Common’s instinctive approach to selecting beats has led to a discography that’s both critically acclaimed and deeply personal. Yet, the beats he declined—beats that would later become the backbone of chart-topping hits for other artists—highlight the intricate dance between an artist’s vision and the ever-evolving landscape of hip-hop. Tracks like “Dreams” and “Wouldn’t Get Far” found their way to The Game, while “Heard 'Em Say” became a standout piece in Kanye’s own ‘Late Registration’ album.

"The song, 'Heard 'Em Say,' he made that beat for me," the rapper revealed. "It was like, he made that beat, and I was like 'This beat is dope. Common explained that he was impressed by the musicality of the beat itself, but felt that it didn't match with the sound he had in mind for Be. He claimed that West then wrote the lyrics to his version of the song (the one we know) in ten minutes flat. "I promise you he wrote that song in ten minutes," Com said. I sat there and watched this man write this song. He made the beat, and I was just like, 'This is meant for you."

The journey of these beats didn’t end with Common’s decision. Instead, they traveled, finding new homes and transforming into hits that resonated with audiences worldwide. “I Wonder” and “Everything I Am,” both featured on Kanye’s ‘Graduation’ album, are prime examples of how a beat’s potential can be realized in different artistic hands. 

The latter even includes a nod to Common’s decision, with Kanye rapping, “Common passed on this beat, I made it to a jam,” a line that encapsulates the serendipitous nature of music creation.

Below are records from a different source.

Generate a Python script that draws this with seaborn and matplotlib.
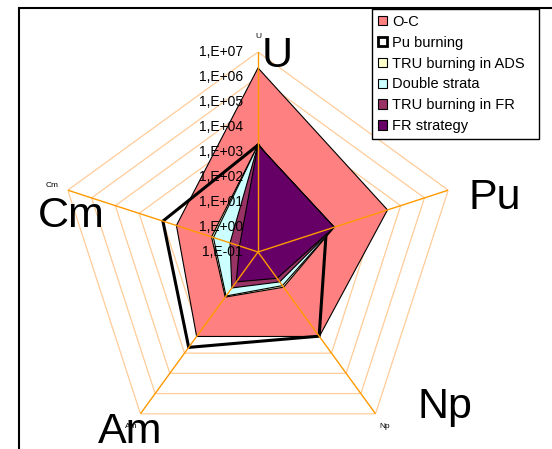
import numpy as np
import matplotlib
matplotlib.use("Agg")
import matplotlib.pyplot as plt
import seaborn as sns
from matplotlib.patches import Patch, Rectangle

# Radiotoxicity indicator per element for each fuel-cycle scenario (log scale)
categories = ["U", "Pu", "Np", "Am", "Cm"]
series_names = ["O-C", "Pu burning", "TRU burning in ADS", "Double strata",
                "TRU burning in FR", "FR strategy"]
oc = [2.3e6, 2.8e4, 1.5e3, 1.5e3, 2.7e2]
pu_burning = [1.9e3, 7.5e1, 1.45e3, 5.2e3, 1.0e3]
tru_ads = [1.9e3, 1.6e2, 5.5, 17.0, 9.0]
double_strata = [1.9e3, 1.6e2, 4.6, 15.0, 7.5]
tru_fr = [1.9e3, 1.6e2, 3.0, 6.0, 1.5]
fr_strategy = [1.9e3, 1.6e2, 2.0, 3.0, 0.6]

tick_values = [1e-1, 1e0, 1e1, 1e2, 1e3, 1e4, 1e5, 1e6, 1e7]
tick_labels = ["1,E-01", "1,E+00", "1,E+01", "1,E+02", "1,E+03",
               "1,E+04", "1,E+05", "1,E+06", "1,E+07"]
small_labels = ["U", "", "Np", "Am", "Cm"]

fill_colors = ["#FF8080", None, "#FFFFCC", "#CCFFFF", "#993366", "#660066"]
spoke_color = "#FF9900"
ring_color = "#FFCC99"

sns.set_style("white")
plt.rcParams["font.family"] = ["Liberation Sans", "DejaVu Sans"]
plt.rcParams["text.color"] = "black"
plt.rcParams["xtick.color"] = "black"
plt.rcParams["ytick.color"] = "black"

fig = plt.figure(figsize=(5.52, 4.49), dpi=100)
ax = fig.add_axes([58 / 552, -3 / 449, 400 / 552, 400 / 449], projection="polar")
ax.set_theta_zero_location("N")
ax.set_theta_direction(-1)
ax.set_rscale("log")

theta = np.linspace(0, 2 * np.pi, len(categories), endpoint=False)
theta_c = np.append(theta, 2 * np.pi)


def closed(vals):
    return np.append(np.asarray(vals, dtype=float), vals[0])


# pentagonal gridlines at each decade
for v in tick_values[1:]:
    ax.plot(theta_c, [v] * len(theta_c), color=ring_color, lw=0.9, zorder=1)

all_series = [oc, pu_burning, tru_ads, double_strata, tru_fr, fr_strategy]
for i, (vals, col) in enumerate(zip(all_series, fill_colors)):
    if col is None:
        sns.lineplot(x=theta_c, y=closed(vals), sort=False, estimator=None,
                     color="black", lw=2.2, ax=ax, zorder=2 + i)
    else:
        ax.fill(theta_c, closed(vals), facecolor=col, edgecolor="black",
                lw=0.8, zorder=2 + i)

# spokes drawn over the filled areas
for t in theta:
    ax.plot([t, t], [tick_values[0], tick_values[-1]], color=spoke_color,
            lw=1.0, zorder=10)

ax.set_rlim(tick_values[0], tick_values[-1])
ax.set_xlabel("")
ax.set_ylabel("")
ax.grid(False)
ax.spines["polar"].set_visible(False)
ax.patch.set_alpha(0)
ax.set_yticks([])
ax.set_xticks(theta)
ax.set_xticklabels(small_labels, fontsize=6, color="black")
ax.tick_params(axis="x", pad=1)

# decade labels along the U axis
for v, lab in zip(tick_values, tick_labels):
    ax.annotate(lab, xy=(0, v), xytext=(-15, 0), textcoords="offset pixels",
                ha="right", va="center", fontsize=10, zorder=12,
                color="black", annotation_clip=False)

# large element names beside each axis tip
big_offsets = [(19, -15), (47, -19), (69, -4), (-10, -29), (4, -37)]
for t, cat, off in zip(theta, categories, big_offsets):
    ax.annotate(cat, xy=(t, tick_values[-1]), xytext=off,
                textcoords="offset pixels", ha="center", va="baseline",
                fontsize=31, zorder=12, color="black", annotation_clip=False)

handles = []
for name, col in zip(series_names, fill_colors):
    if col is None:
        handles.append(Patch(facecolor="white", edgecolor="black", lw=2.0))
    else:
        handles.append(Patch(facecolor=col, edgecolor="black", lw=0.8))
leg_top = 1 - 9 / 449
leg = fig.legend(handles, series_names, loc="upper left",
                 bbox_to_anchor=(372 / 552, leg_top - 0.01, 167 / 552, 0.01),
                 mode="expand", frameon=True,
                 fancybox=False, edgecolor="black", fontsize=10.5,
                 handlelength=0.6, handleheight=0.6, handletextpad=0.4,
                 labelspacing=0.47, borderpad=0.4, borderaxespad=0)
leg.get_frame().set_linewidth(1.0)
leg.get_frame().set_alpha(1)
for txt in leg.get_texts():
    txt.set_color("black")

fig.add_artist(Rectangle((19 / 552, -0.1), 1.2, 1 - 8 / 449 + 0.1,
                         transform=fig.transFigure, fill=False,
                         edgecolor="black", lw=1.5))

fig.savefig("out.png", dpi=100)
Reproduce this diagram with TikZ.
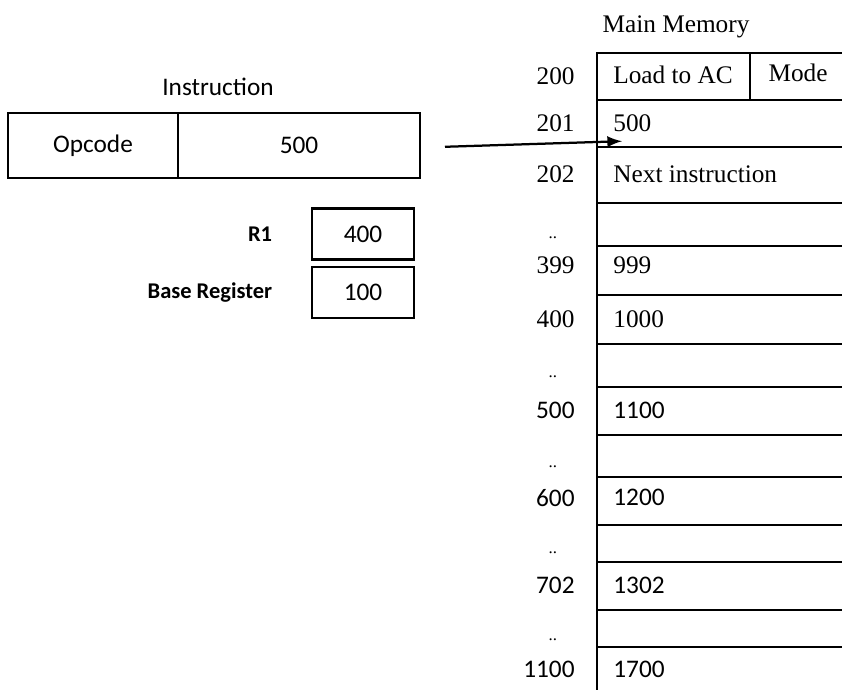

The beats Common left on the table serve as a reminder that the path not taken can still lead to success—just for someone else. His discerning ear and commitment to his artistic integrity meant that these beats, though not part of his story, would go on to define moments for other artists. It’s a fascinating reflection on the collaborative and sometimes unpredictable process of music-making in the hip-hop world.